Gustavo Adolfo Claudio Domínguez Bastida (Gustavo Adolfo Bécquer), poeta del Romanticismo,  en su rima LXXIII, describe de manera magistral, los espacio siguientes a un particular deceso, haciendo la trascendental y triste muerte física, en una pieza poética. Inicia diciendo “Cerraron sus ojos que aún tenía abiertos, taparon su cara con un blanco lienzo, y unos sollozando, otros en silencio, de la triste alcoba todos se salieron”. Nuestra cultura dominicana, que nos hace gozar los más recónditos y mínimos espacios de la vida, dando sentido a lo “gozones” que somos, transita de manera olímpica,  de espaldas a las realidades de la muerte, aun teniendo conciencia de que es lo único seguro, una vez se es parte de este “mundanal ruido”. Cuando alguien amado inicia el camino hacia la vida eterna, deja un insondable vacío existencial, sacude, aturde aun poseyendo el más sereno de los equilibrios y el presente se convierte en una maraña de confusiones, en la que el futuro no tiene espacios. Un dolor visceral recorre las entrañas en confusa mezcla de impotencia funcional, de rabiosa rebeldía y de cuestionamientos profundos, que no dan respuesta al… ¿por qué? A medida que nos alejamos de la niñez primera acumulamos eventos de la desaparición, por múltiples causas, de padres, amigos y relacionados creando en nuestra alma una costra superficial de dolores acumulados.

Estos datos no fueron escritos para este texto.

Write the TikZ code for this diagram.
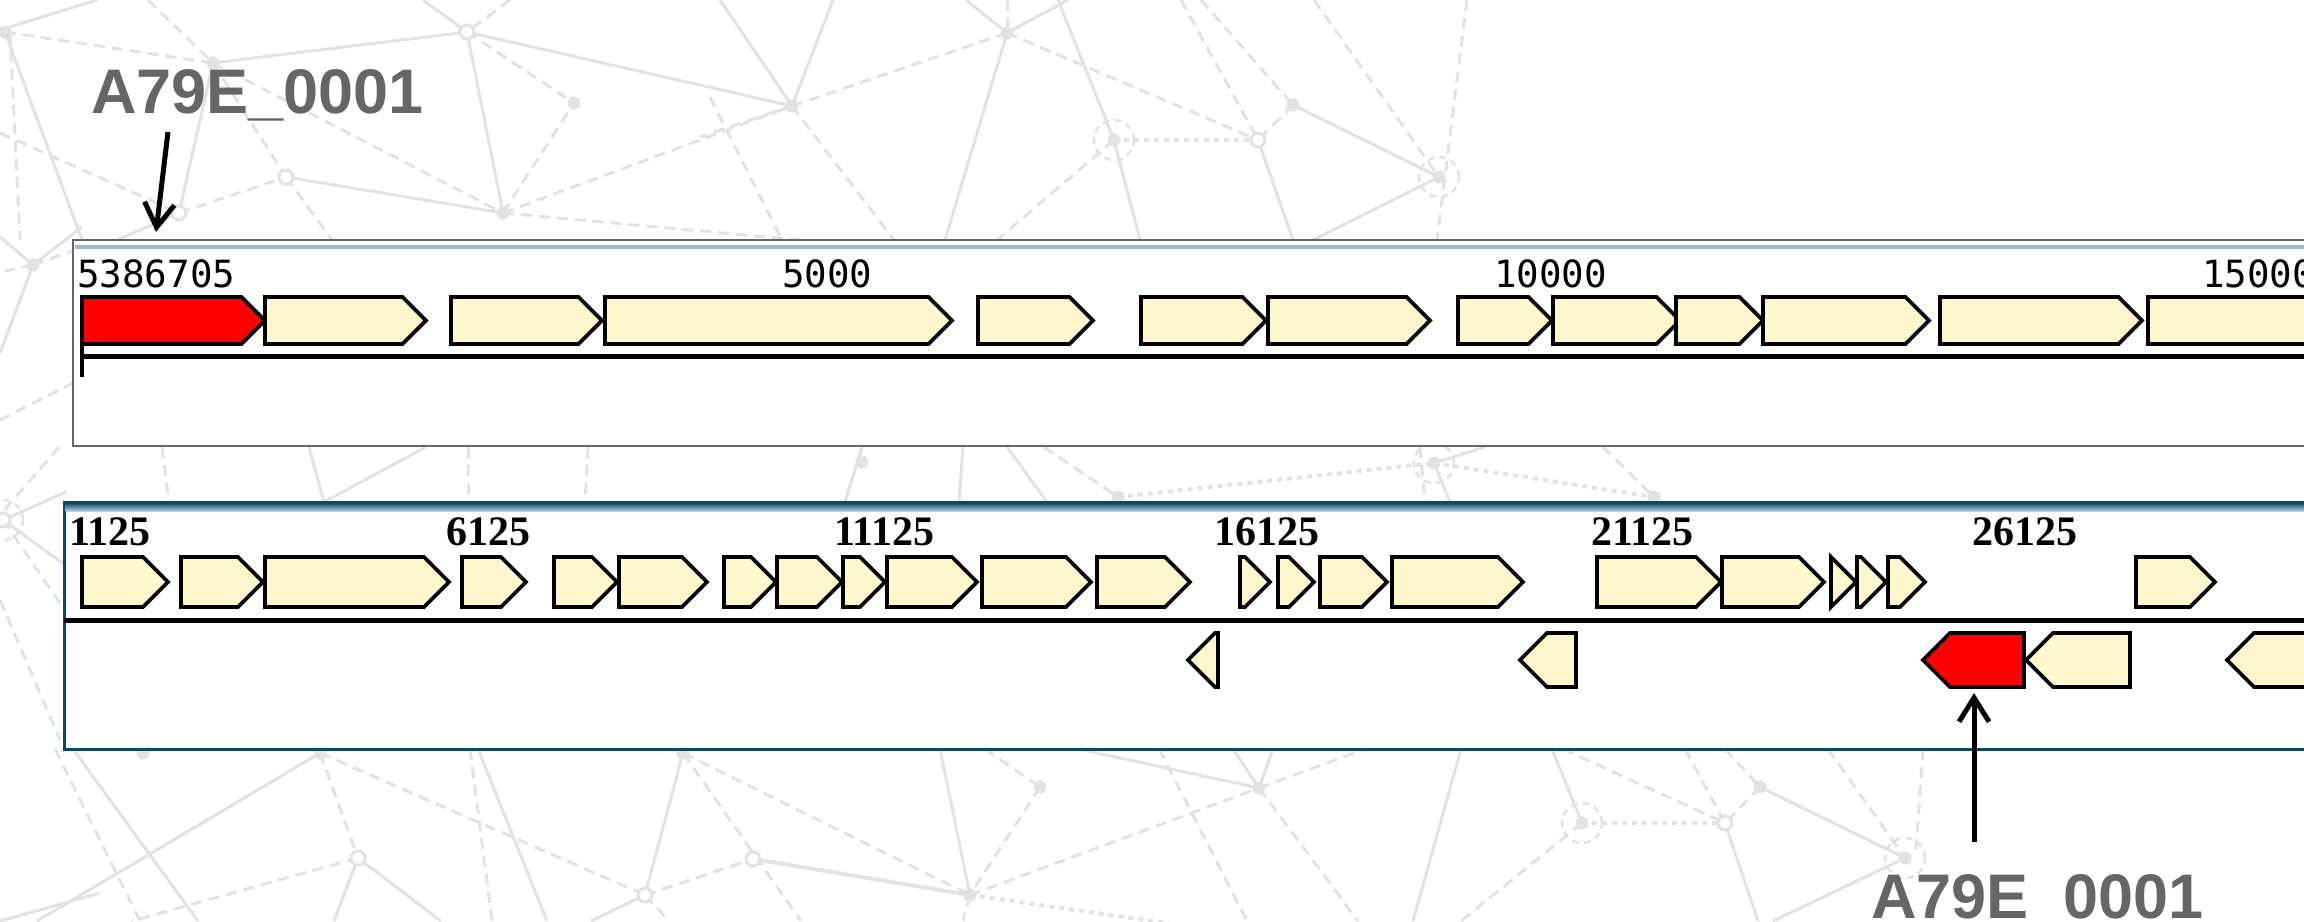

Nada parecido a la experiencia de sentir partir, a quien ha sido compañera de una larga,  fructífera e intensa vida. Cuando la conciencia te permite dimensionar la magnitud de la pérdida, no basta lo  aprendido de la resurrección y los principios de la vida eterna. El dolor profundo te hace recrear los eventos que dan motivo a ese deceso, las cosas que en manos humanas tomaron el camino torcido y deseas el imposible de volver a vivirlas para enmendar errores, a evitar decisiones propias y yerros clínicos que hacen  imposible el encuentro de la salud extraviada. Cuando la muerte ocurre en tierras ajenas y decides que el cuerpo de la amada descanse y se corrompa, como la biología define, en la tierra que la vio nacer, tierra de sus amores y desvaríos, chocas con el artesanal medio de manejar cadáveres en nuestros mecanismos aeroportuarios, que aunque con respeto, contrastan con el sufrimiento propio de los cercanos. El funeral se convierte en la recreación de los dolores del deceso y cada abrazo en un recuerdo lacerante de la vitalidad dormida que yace a tus espaldas, aunque su espacio sea un colchón de flores, como las que Sonia,  mi fallecida,  sembró con particular generosa personalidad discreta, de balance y equilibrio absoluto en sus acciones. Ser de amor particular y recia personalidad que me enseñó a vivir pero olvidó enseñarme a vivir sin ella. Su notoria ausencia me aterra. Ya al momento de dejarla en su morada final, llegaron a mí parte de la misma rima de Bécquer cuando dice: “—¡Dios mío, qué solos se quedan los muertos!